The foregoing are only brief descriptions of the material terms of the Registration Rights Agreement, Term Loan Facility and Revolving Loan Facility attached as Exhibit 10.2 to the Company’s current report on Form 8-K filed on March 16, 2018 (File No. 001-37406), Exhibit 10.2 hereto and Exhibit 10.3 hereto, respectively, and are incorporated herein by reference. The foregoing does not purport to be a complete description of the rights and obligations of the parties thereunder and such descriptions are qualified in their entirety by reference to such exhibits.

 

The Term Loan Facility and the Revolving Loan Facility are being filed as exhibits hereto in order to provide investors and stockholders with information about the terms contained therein. They are not intended to provide any other factual information about the Company or any of the other parties thereto. The assertions embodied in the representations and warranties contained in the Term Loan Facility and the Revolving Loan Facility, respectively, are given only as of the dates specified therein and may have been qualified by information provided among the parties. Such representations and warranties were used for the purpose of allocating risk, both known and unknown, among the parties rather than to make affirmative factual claims or statements. Accordingly, you should not rely on the representations and warranties as current characterizations of factual information, or as definitively stating actual facts, with respect to any parties to such agreements. 

 

 

 

Item 2.03Creation of a Direct Financial Obligation or an Obligation under an Off-Balance Sheet Arrangement of a Registrant.

 

The information provided in Item 1.01 of this Current Report on Form 8-K is incorporated by reference into this Item 2.03.

 

Item 3.02.Unregistered Sales of Equity Securities.

 

In connection with the transactions described above, the Company agreed to issue the lenders warrants (the “Warrants”) to purchase an aggregate number of shares of common stock of the Company, par value $0.0001 per share (the “Common Stock”), as shall equal 1.5% of the amount of each term loan, divided by the applicable exercise price under each such Warrant. The exercise price shall be equal to the lower of (a) the average of the closing prices for the Common Stock for the 10-trading day period ending on the trading day immediately preceding the date on which the applicable term loan became exercisable, and (b) the closing price for the Common Stock on the trading day immediately preceding the date on which the applicable term loan was made, subject to adjustment for stock splits, stock dividends, combinations or similar events. The Warrants may be exercised for cash or on a cashless basis. On the Effective Date, the Company issued Warrants to the lenders to purchase an aggregate amount of 141,287 shares of Common Stock in connection with the initial term loan of $12 million.

 

The foregoing is a brief description of the material terms of the form of Warrant attached hereto as Exhibits 4.1 and is incorporated herein by reference.

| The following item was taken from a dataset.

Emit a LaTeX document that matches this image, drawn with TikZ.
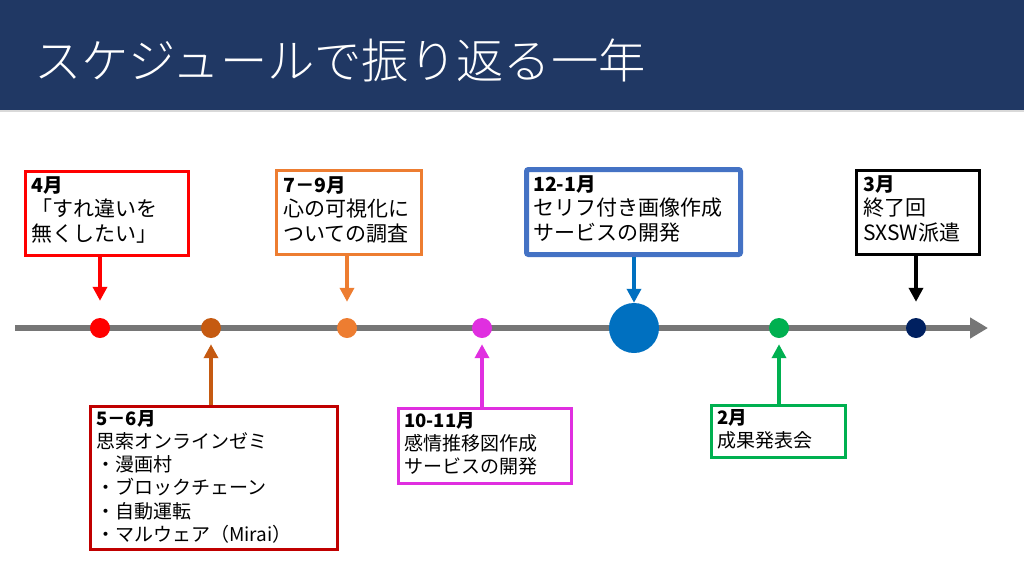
\documentclass[tikz,border=0pt]{standalone}
\usepackage{fontspec}
\setmainfont{Noto Sans CJK JP}
\newfontfamily\titlefont{Noto Sans CJK JP Light}
\usetikzlibrary{arrows.meta}

\definecolor{barnavy}{HTML}{203864}
\definecolor{linegray}{HTML}{767676}
\definecolor{evbrown}{HTML}{C55A11}
\definecolor{evdarkred}{HTML}{C00000}
\definecolor{evorange}{HTML}{ED7D31}
\definecolor{evmagenta}{HTML}{E02FE0}
\definecolor{evblue}{HTML}{0070C0}
\definecolor{evboxblue}{HTML}{4472C4}
\definecolor{evgreen}{HTML}{00B050}
\definecolor{evnavy}{HTML}{002060}

\newcommand{\evhead}[1]{{\fontsize{19.5}{24.5}\selectfont\bfseries #1}}
\newcommand{\evheadsm}[1]{{\fontsize{18.5}{23.2}\selectfont\bfseries #1}}

\tikzset{
  evbox/.style={draw, line width=3pt, fill=white, anchor=north west, inner sep=0pt},
  evtext/.style={anchor=north west, inner sep=0pt, align=left, font=\fontsize{21}{24.5}\selectfont},
  evtextsm/.style={anchor=north west, inner sep=0pt, align=left, font=\fontsize{19}{23.2}\selectfont},
  evdot/.style={circle, inner sep=0pt, minimum size=20pt},
  evarrow/.style={line width=4pt, -{Triangle[width=14pt,length=14pt]}},
}

\begin{document}
\begin{tikzpicture}[x=1pt, y=-1pt]
    \useasboundingbox (0,0) rectangle (1024,576);

    % title bar
    \fill[barnavy] (0,0) rectangle (1024,110);
    \fill[black!15] (0,110) rectangle (1024,112);
    \node[anchor=base west, inner sep=0pt, text=white, font=\titlefont\fontsize{47.3}{50}\selectfont] (title) at (34,78) {スケジュールで振り返る一年};

    % timeline
    \coordinate (tlstart) at (15,328);
    \coordinate (tlend) at (988,328);
    \draw[linegray, line width=6.5pt, -{Triangle[width=20pt,length=18pt]}] (tlstart) -- (tlend);

    \node[evdot, fill=red] (d4) at (100,328) {};
    \node[evdot, fill=evbrown] (d56) at (211,328) {};
    \node[evdot, fill=evorange] (d79) at (347,328) {};
    \node[evdot, fill=evmagenta] (d1011) at (482,328) {};
    \node[circle, inner sep=0pt, minimum size=50pt, fill=evblue] (d121) at (634,328) {};
    \node[evdot, fill=evgreen] (d2) at (779,328) {};
    \node[evdot, fill=evnavy] (d3) at (916,328) {};

    % boxes above
    \node[evbox, draw=red, minimum width=163pt, minimum height=84pt] (b4) at (23.5,169.5) {};
    \node[evbox, draw=evorange, minimum width=145pt, minimum height=84pt] (b79) at (274.5,168.5) {};
    \node[evbox, draw=evboxblue, line width=5pt, rounded corners=2pt, minimum width=214pt, minimum height=85pt] (b121) at (524,167) {};
    \node[evbox, draw=black, minimum width=123pt, minimum height=84pt] (b3) at (854.5,168.5) {};

    % boxes below
    \node[evbox, draw=evdarkred, minimum width=247pt, minimum height=143pt] (b56) at (88.5,404.5) {};
    \node[evbox, draw=evmagenta, minimum width=173pt, minimum height=75pt] (b1011) at (396.5,406.5) {};
    \node[evbox, draw=evgreen, minimum width=134pt, minimum height=52pt] (b2) at (709.5,403.5) {};

    % texts
    \node[evtext] (t4) at (31,176) {\evhead{4月}\\「すれ違いを\\無くしたい」};
    \node[evtext] (t79) at (283,176) {\evhead{7－9月}\\心の可視化に\\ついての調査};
    \node[evtext] (t121) at (533,175) {\evhead{12-1月}\\セリフ付き画像作成\\サービスの開発};
    \node[evtext] (t3) at (863,175) {\evhead{3月}\\終了回\\SXSW派遣};
    \node[evtextsm] (t56) at (96,410) {\evheadsm{5－6月}\\思索オンラインゼミ\\・漫画村\\・ブロックチェーン\\・自動運転\\・マルウェア（Mirai）};
    \node[evtextsm] (t1011) at (404,412) {\evheadsm{10-11月}\\感情推移図作成\\サービスの開発};
    \node[evtextsm] (t2) at (717,409) {\evheadsm{2月}\\成果発表会};

    % arrows
    \draw[evarrow, red, shorten >=17pt] (b4.south -| d4) -- (d4.north);
    \draw[evarrow, evorange, shorten >=16pt] (b79.south -| d79) -- (d79.north);
    \draw[evarrow, evblue] (b121.south -| d121) -- (d121.north);
    \draw[evarrow, black, shorten >=16pt] (b3.south -| d3) -- (d3.north);
    \draw[evarrow, evbrown, shorten >=6pt] (b56.north -| d56) -- (d56.south);
    \draw[evarrow, evmagenta, shorten >=6pt] (b1011.north -| d1011) -- (d1011.south);
    \draw[evarrow, evgreen, shorten >=6pt] (b2.north -| d2) -- (d2.south);
\end{tikzpicture}
\end{document}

The foregoing does not purport to be a complete description of the rights and obligations of the parties under the Warrants and such description is qualified in its entirety by reference to the exhibit.

 

Item 9.01.Financial Statements and Exhibits.

 

 (d)       Exhibits.

 

Exhibit No.Description

 

4.1Form of Warrant to Purchase Stock
10.1Registration Rights Agreement, dated March 16, 2018, by and among the Company and the parties named therein (incorporated by reference to Exhibit 10.2 to the Company’s current report on Form 8-K filed March 16, 2018 (File No. 001-37406))
10.2Loan and Security Agreement, dated March 16, 2018, by and among the Company and the parties named therein (the Term Loan Facility)
10.3Loan and Security Agreement, dated March 16, 2018, by and among the Company and the parties named therein (the Revolving Loan Facility)

 

 

 

SIGNATURE

 

Pursuant to the requirements of the Securities Exchange Act of 1934, as amended, the registrant has duly caused this report to be signed on its behalf by the undersigned thereunto duly authorized. 

     
Dated: March 19, 2018 CORINDUS VASCULAR ROBOTICS, INC.